### What the exercise asks:
Output the line that holds "What React, TypeScript", the line that holds "import * as", and every line between them, exactly, but none of the pictures.
──────────────────────────────
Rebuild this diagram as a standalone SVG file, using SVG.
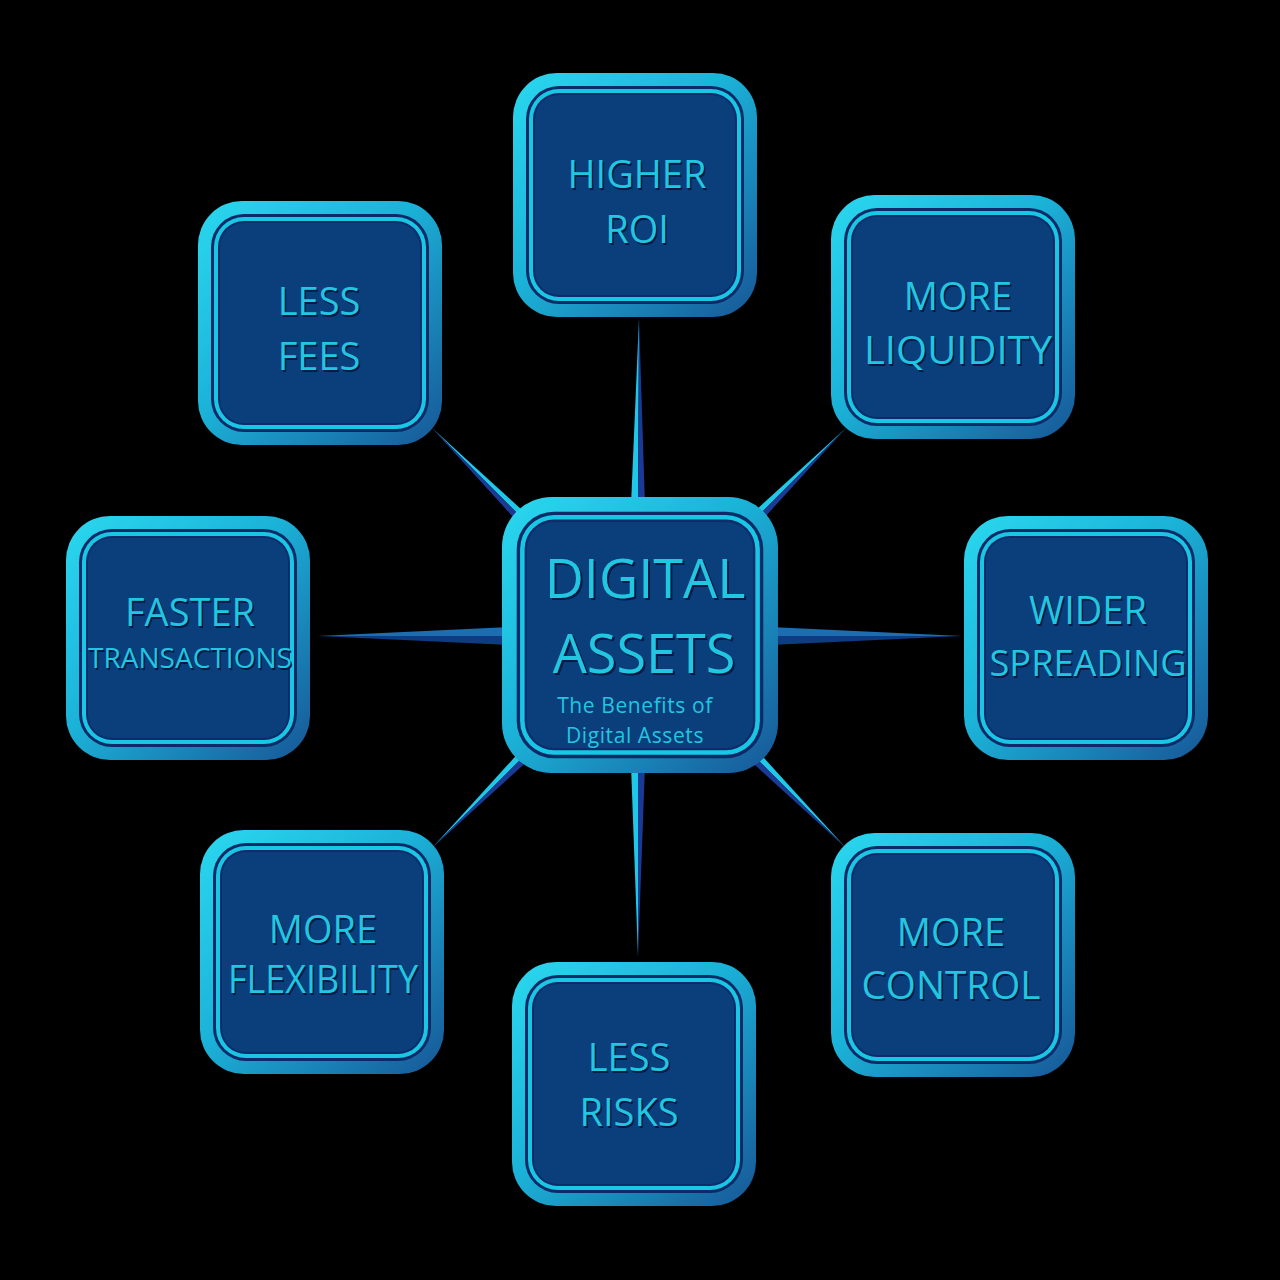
<svg xmlns="http://www.w3.org/2000/svg" width="1280" height="1280" viewBox="0 0 1280 1280">
<defs>
<linearGradient id="bevel" x1="0" y1="0" x2="1" y2="1">
<stop offset="0" stop-color="#2bd8ef"/>
<stop offset="0.45" stop-color="#1bb2d8"/>
<stop offset="1" stop-color="#175696"/>
</linearGradient>
<g id="tile">
<rect x="0" y="0" width="244" height="244" rx="44" fill="url(#bevel)"/>
<rect x="13" y="13" width="218" height="218" rx="33" fill="#0b2a68"/>
<rect x="16" y="16" width="212" height="212" rx="30" fill="#19c7e5"/>
<rect x="20" y="20" width="204" height="204" rx="26" fill="#0c2c6c"/>
<rect x="22" y="22" width="200" height="200" rx="24" fill="#0a3f7b"/>
</g>
</defs>
<style>
.t{font-family:"Open Sans","Noto Sans","DejaVu Sans",sans-serif;text-anchor:middle;fill:#22c6e0}
.s{font-family:"Open Sans","Noto Sans","DejaVu Sans",sans-serif;text-anchor:middle;fill:#061a48}
.big{font-size:38px}
.huge{font-size:54px}
.sm{font-size:21px;letter-spacing:0.6px}
.cy{fill:#1ec8e6}
.nv{fill:#1b3a96}
.lb{fill:#1e6db0}
.db{fill:#0e3c82}
</style>
<rect x="0" y="0" width="1280" height="1280" fill="#000000"/>
<g id="connectors">
<polygon class="cy" points="639,318 631,505 638,505"/>
<polygon class="nv" points="639,318 638,505 645,505"/>
<polygon class="cy" points="638,957 631,765 638,765"/>
<polygon class="nv" points="638,957 638,765 645,765"/>
<polygon class="lb" points="318,636 510,627 510,636"/>
<polygon class="db" points="318,636 510,636 510,645"/>
<polygon class="lb" points="962,636 770,627 770,636"/>
<polygon class="db" points="962,636 770,636 770,645"/>
<polygon class="cy" points="432,428 526.2,513.8 522,518"/>
<polygon class="nv" points="432,428 522,518 517.8,522.2"/>
<polygon class="cy" points="846,428 751.8,513.8 756,518"/>
<polygon class="nv" points="846,428 756,518 760.2,522.2"/>
<polygon class="cy" points="432,848 517.8,753.8 522,758"/>
<polygon class="nv" points="432,848 522,758 526.2,762.2"/>
<polygon class="cy" points="846,848 760.2,753.8 756,758"/>
<polygon class="nv" points="846,848 756,758 751.8,762.2"/>
</g>
<g id="node-higher-roi">
<use href="#tile" x="513" y="73"/>
<text class="s big" x="638.5" y="189.5">HIGHER</text>
<text class="t big" x="637" y="188">HIGHER</text>
<text class="s big" x="638.5" y="244.5">ROI</text>
<text class="t big" x="637" y="243">ROI</text>
</g>
<g id="node-less-fees">
<use href="#tile" x="198" y="201"/>
<text class="s big" x="320.5" y="316.5">LESS</text>
<text class="t big" x="319" y="315">LESS</text>
<text class="s big" x="320.5" y="371.5">FEES</text>
<text class="t big" x="319" y="370">FEES</text>
</g>
<g id="node-more-liquidity">
<use href="#tile" x="831" y="195"/>
<text class="s big" x="959.5" y="311.5">MORE</text>
<text class="t big" x="958" y="310">MORE</text>
<text class="s big" x="959.5" y="365.5" textLength="188" lengthAdjust="spacingAndGlyphs">LIQUIDITY</text>
<text class="t big" x="958" y="364" textLength="188" lengthAdjust="spacingAndGlyphs">LIQUIDITY</text>
</g>
<g id="node-faster-transactions">
<use href="#tile" x="66" y="516"/>
<text class="s big" x="191.5" y="627.5">FASTER</text>
<text class="t big" x="190" y="626">FASTER</text>
<text class="s" x="191.5" y="669.5" font-size="27.5" textLength="204" lengthAdjust="spacingAndGlyphs">TRANSACTIONS</text>
<text class="t" x="190" y="668" font-size="27.5" textLength="204" lengthAdjust="spacingAndGlyphs">TRANSACTIONS</text>
</g>
<g id="node-wider-spreading">
<use href="#tile" x="964" y="516"/>
<text class="s big" x="1089.5" y="625.5">WIDER</text>
<text class="t big" x="1088" y="624">WIDER</text>
<text class="s" x="1089.5" y="677.5" font-size="37" textLength="197" lengthAdjust="spacingAndGlyphs">SPREADING</text>
<text class="t" x="1088" y="676" font-size="37" textLength="197" lengthAdjust="spacingAndGlyphs">SPREADING</text>
</g>
<g id="node-more-flexibility">
<use href="#tile" x="200" y="830"/>
<text class="s big" x="324.5" y="944.5">MORE</text>
<text class="t big" x="323" y="943">MORE</text>
<text class="s big" x="324.5" y="994.5" textLength="190" lengthAdjust="spacingAndGlyphs">FLEXIBILITY</text>
<text class="t big" x="323" y="993" textLength="190" lengthAdjust="spacingAndGlyphs">FLEXIBILITY</text>
</g>
<g id="node-less-risks">
<use href="#tile" x="512" y="962"/>
<text class="s big" x="630.5" y="1072.5">LESS</text>
<text class="t big" x="629" y="1071">LESS</text>
<text class="s big" x="630.5" y="1127.5">RISKS</text>
<text class="t big" x="629" y="1126">RISKS</text>
</g>
<g id="node-more-control">
<use href="#tile" x="831" y="833"/>
<text class="s big" x="952.5" y="947.5">MORE</text>
<text class="t big" x="951" y="946">MORE</text>
<text class="s big" x="952.5" y="1000.5" textLength="179" lengthAdjust="spacingAndGlyphs">CONTROL</text>
<text class="t big" x="951" y="999" textLength="179" lengthAdjust="spacingAndGlyphs">CONTROL</text>
</g>
<g id="node-digital-assets">
<use href="#tile" transform="translate(502,497) scale(1.131)"/>
<text class="s huge" x="647" y="600">DIGITAL</text>
<text class="t huge" x="645" y="598">DIGITAL</text>
<text class="s huge" x="646" y="675">ASSETS</text>
<text class="t huge" x="644" y="673">ASSETS</text>
<text class="t sm" x="635" y="713">The Benefits of</text>
<text class="t sm" x="635" y="743">Digital Assets</text>
</g>
</svg>
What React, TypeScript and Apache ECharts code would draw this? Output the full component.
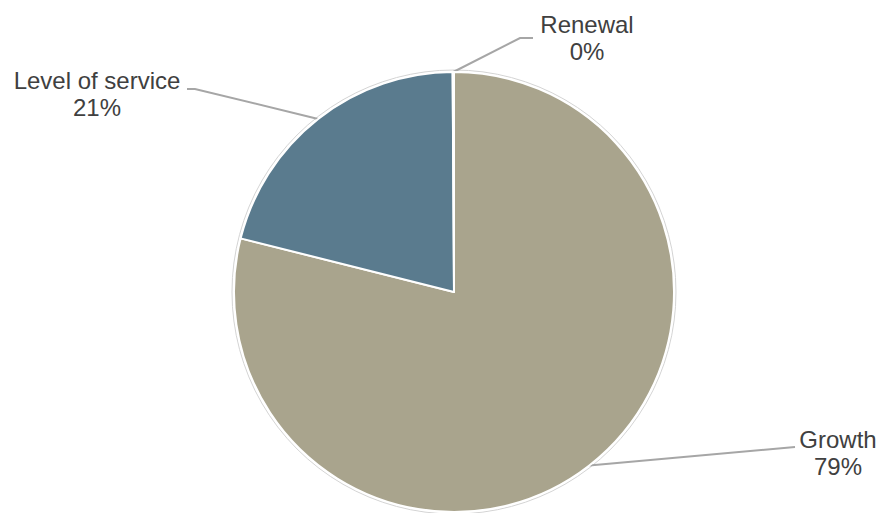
import React, { useEffect, useRef } from "react";
import * as echarts from "echarts";

const categories = ["Growth", "Level of service", "Renewal"];
const values = [79, 21, 0.1];
const colors = ["#A9A48D", "#5A7B8E", "#8C8C8C"];

const labelSpots: Record<string, { x: number; y: number; line: number[][] }> = {
  Growth: { x: 838, y: 453, line: [[795, 447]] },
  "Level of service": { x: 97, y: 94, line: [[195, 89], [187, 89]] },
  Renewal: { x: 587, y: 38, line: [[520, 38], [533, 38]] },
};

export default function App() {
  const ref = useRef<HTMLDivElement>(null);
  useEffect(() => {
    if (!ref.current) return;
    const chart = echarts.init(ref.current, undefined, { renderer: "svg" });
    const total = values.reduce((a, b) => a + b, 0);
    chart.setOption({
      animation: false,
      backgroundColor: "#ffffff",
      series: [
        {
          type: "pie",
          silent: true,
          center: [454, 292],
          radius: [0, 222],
          label: { show: false },
          labelLine: { show: false },
          itemStyle: { color: "#ffffff", borderColor: "#d4d4d4", borderWidth: 1 },
          data: [{ value: 1, name: "" }],
          z: 1,
        },
        {
          type: "pie",
          center: [454, 292],
          radius: [0, 220],
          startAngle: 90,
          clockwise: true,
          z: 2,
          itemStyle: { borderColor: "#ffffff", borderWidth: 2 },
          label: {
            show: true,
            fontFamily: "Liberation Sans, Arial, sans-serif",
            fontSize: 24,
            lineHeight: 27,
            color: "#404040",
            align: "center",
            formatter: (p: any) => `${p.name}\n${Math.round((p.value / total) * 100)}%`,
          },
          labelLine: {
            show: true,
            lineStyle: { color: "#A6A6A6", width: 2 },
          },
          labelLayout: (p: any) => {
            const name = categories[p.dataIndex];
            const s = labelSpots[name];
            const start = p.labelLinePoints ? p.labelLinePoints[0] : [454, 292];
            return {
              x: s.x,
              y: s.y,
              align: "center",
              verticalAlign: "middle",
              labelLinePoints: [start, ...s.line],
            };
          },
          data: categories.map((c, i) => ({
            name: c,
            value: values[i],
            itemStyle: { color: colors[i] },
          })),
        },
      ],
    });
    return () => chart.dispose();
  }, []);
  return (
    <div
      ref={ref}
      style={{ position: "fixed", left: 0, top: 0, width: 880, height: 513 }}
    />
  );
}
──────────────────────────────
### Response:
What React, TypeScript and Apache ECharts code would draw this? Output the full component.
import React, { useEffect, useRef } from "react";
import * as echarts from "echarts";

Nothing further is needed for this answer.